Stress. We all have it, and we’re all trying to get rid of it. It gives us wrinkles, bad nail-biting habits, and premature death (or so the experts say). Well, psychologist Kelly McGonigal is here to give you a stress intervention (and no, she will not tell you to take deep breaths or do more yoga). In her talk, “How to make stress your friend,” McGongical drops a pretty unbelievable statistic: a study estimated that 20,000 people a year die prematurely from the belief that stress is bad for you. Let me repeat: people die from stressing about stress. How stressful is that?
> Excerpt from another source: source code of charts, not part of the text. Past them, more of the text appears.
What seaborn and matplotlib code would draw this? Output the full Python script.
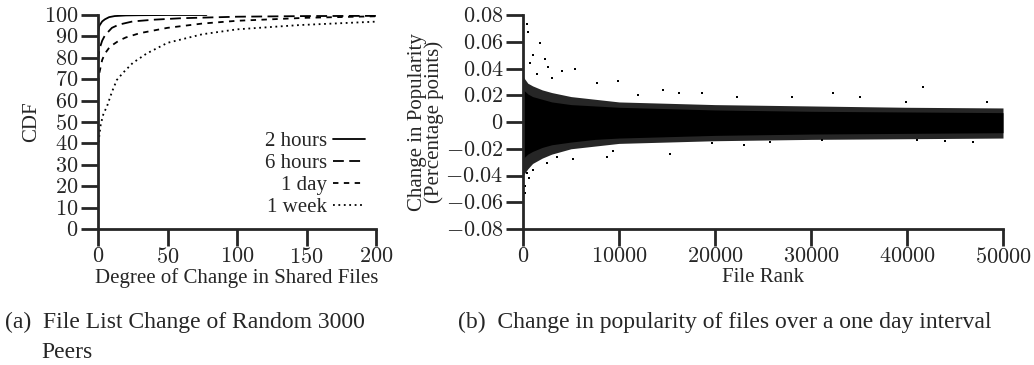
import numpy as np
import seaborn as sns
import matplotlib.pyplot as plt

sns.set_style('ticks')
plt.rcParams['font.family'] = ['Liberation Serif', 'DejaVu Serif']
plt.rcParams['mathtext.fontset'] = 'cm'

# (a) CDF of degree of change in shared files
deg_2h = [0, 1, 3, 5, 8, 12, 20, 30, 50, 78]
cdf_2h = [92, 95, 97, 98, 99, 99.5, 99.8, 99.9, 100, 100]
deg_6h = [0, 1, 3, 5, 10, 15, 25, 40, 60, 100, 150, 200]
cdf_6h = [78, 84, 88, 90.5, 94, 95.5, 97, 97.8, 98.5, 99.2, 99.5, 99.6]
deg_1d = [0, 1, 3, 5, 8.6, 15, 20, 30, 50, 75, 100, 150, 200]
cdf_1d = [68, 73, 79, 82, 85.2, 88, 89.5, 91.5, 94, 96, 97.3, 98.7, 99.4]
deg_1w = [0, 1, 2, 4, 6.3, 10, 13.5, 18, 25, 35, 50, 75, 100, 145, 200]
cdf_1w = [38, 44, 49, 54, 57, 64, 69.6, 73, 77.6, 82, 87, 91, 93.3, 95.3, 96.9]
x1_ticks = [0, 50, 100, 150, 200]
y1_ticks = [0, 10, 20, 30, 40, 50, 60, 70, 80, 90, 100]

# (b) change in popularity vs file rank: dense core, speckled fringe, stray points
rank_env = [0, 200, 500, 1000, 2000, 3000, 5000, 7500, 10000, 15000, 20000, 30000, 40000, 50000]
core_hi = [0.024, 0.023, 0.021, 0.019, 0.017, 0.015, 0.013, 0.012, 0.011, 0.010, 0.009, 0.008, 0.0075, 0.007]
core_lo = [-0.027, -0.026, -0.024, -0.022, -0.019, -0.017, -0.015, -0.013, -0.012, -0.011, -0.010, -0.009, -0.0085, -0.008]
fringe_hi = [0.034, 0.032, 0.029, 0.027, 0.024, 0.022, 0.019, 0.017, 0.015, 0.014, 0.013, 0.012, 0.011, 0.0105]
fringe_lo = [-0.040, -0.038, -0.035, -0.031, -0.027, -0.024, -0.020, -0.018, -0.016, -0.015, -0.014, -0.013, -0.0125, -0.012]
out_rank = [385, 550, 1770, 1040, 2290, 4030, 5420, 9930, 7680, 1500, 3000, 2600, 700,
            385, 1040, 210, 200, 9375, 5210, 8720, 600, 2500, 3500,
            14550, 16250, 18600, 32330, 41650, 35100, 27990, 22260, 39870, 48300, 12000,
            15310, 19660, 41010, 46910, 25730, 31110, 23000, 44000]
out_val = [0.073, 0.067, 0.059, 0.050, 0.047, 0.038, 0.040, 0.031, 0.029, 0.036, 0.033, 0.041, 0.044,
           -0.038, -0.036, -0.048, -0.053, -0.022, -0.028, -0.026, -0.042, -0.031, -0.026,
           0.0236, 0.022, 0.022, 0.0217, 0.026, 0.0187, 0.0184, 0.019, 0.015, 0.0147, 0.020,
           -0.0237, -0.016, -0.0132, -0.0153, -0.0153, -0.0132, -0.017, -0.014]
x2_ticks = [0, 10000, 20000, 30000, 40000, 50000]
y2_ticks = [-0.08, -0.06, -0.04, -0.02, 0, 0.02, 0.04, 0.06, 0.08]
y2_labels = ['-0.08', '-0.06', '-0.04', '-0.02', '0', '0.02', '0.04', '0.06', '0.08']

fig = plt.figure(figsize=(10.34, 3.65), dpi=100)
ax1 = fig.add_axes([98 / 1034, 1 - 229 / 365, 278 / 1034, 214 / 365])
ax2 = fig.add_axes([523 / 1034, 1 - 229 / 365, 480 / 1034, 214 / 365])

sns.lineplot(x=deg_2h, y=cdf_2h, ax=ax1, color='black', lw=1.3, label='2 hours')
sns.lineplot(x=deg_6h, y=cdf_6h, ax=ax1, color='black', lw=1.3, label='6 hours')
sns.lineplot(x=deg_1d, y=cdf_1d, ax=ax1, color='black', lw=1.3, label='1 day')
sns.lineplot(x=deg_1w, y=cdf_1w, ax=ax1, color='black', lw=1.3, label='1 week')
styles = ['-', (0, (6, 3)), (0, (3, 3)), (0, (1, 2))]
for line, ls in zip(ax1.get_lines(), styles):
    line.set_linestyle(ls)
ax1.set_xlim(0, 200)
ax1.set_ylim(0, 100)
ax1.set_xticks(x1_ticks, ['$%d$' % v for v in x1_ticks])
ax1.set_yticks(y1_ticks, ['$%d$' % v for v in y1_ticks])
ax1.set_xlabel('Degree of Change in Shared Files', fontsize=15, labelpad=0)
ax1.set_ylabel('CDF', fontsize=15, labelpad=2)
leg = ax1.legend(loc='lower right', bbox_to_anchor=(0.99, 0.015), borderaxespad=0, frameon=False,
                 markerfirst=False, fontsize=15, handlelength=1.55, handletextpad=0.25, labelspacing=0.12)
for t in leg.get_texts():
    t.set_ha('right')
for ls, h in zip(styles, leg.get_lines()):
    h.set_linestyle(ls)

ax2.fill_between(rank_env, fringe_lo, fringe_hi, color='0.15', lw=0)
ax2.fill_between(rank_env, core_lo, core_hi, color='black', lw=0)
sns.scatterplot(x=out_rank, y=out_val, ax=ax2, color='black', s=2.5, marker='s', linewidth=0)
ax2.set_xlim(0, 50000)
ax2.set_ylim(-0.08, 0.08)
ax2.set_xticks(x2_ticks, ['$%d$' % v for v in x2_ticks])
ax2.set_yticks(y2_ticks, ['$%s$' % s for s in y2_labels])
ax2.set_xlabel('File Rank', fontsize=15, labelpad=0)
ax2.set_ylabel('Change in Popularity\n(Percentage points)', fontsize=15, labelpad=1, linespacing=0.85)

for ax in (ax1, ax2):
    sns.despine(ax=ax)
    for s in ('left', 'bottom'):
        ax.spines[s].set_linewidth(2)
    ax.tick_params(direction='out', length=12, width=2, labelsize=16, pad=2)
    ax.grid(False)

fig.text(5 / 1034, 1 - 322 / 365, '(a)  File List Change of Random 3000', fontsize=17, va='center')
fig.text(41 / 1034, 1 - 352 / 365, 'Peers', fontsize=17, va='center')
fig.text(458 / 1034, 1 - 322 / 365, '(b)  Change in popularity of files over a one day interval',
         fontsize=17, va='center')

fig.savefig('out.png', dpi=100)
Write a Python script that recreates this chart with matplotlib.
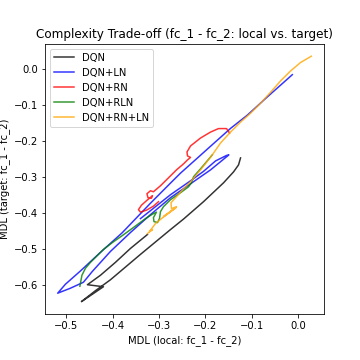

But fear not. McGonigal uses physiological and psychological evidence to show that simply changing the way you think about stress can make you healthier and happier, and I must warn you, she will turn everything you ever believed about stress and stress management completely upside down. Proving that the presence of stress actually motivates us to be more social, more connective, more empathetic, and more physically healthy. McGonigal argues:
“When you choose to view your stress response as helpful, you create the biology of courage. And when you choose to connect with others under stress, you create resilience… Stress gives us access to our hearts.”
So whether you’re stressed out by school, a job, or an epic fundraising campaign, use that pounding heart and pumping adrenaline to reach out, support, and connect with those around you: it will make you and others happier and ironically enough, it will ease the stress.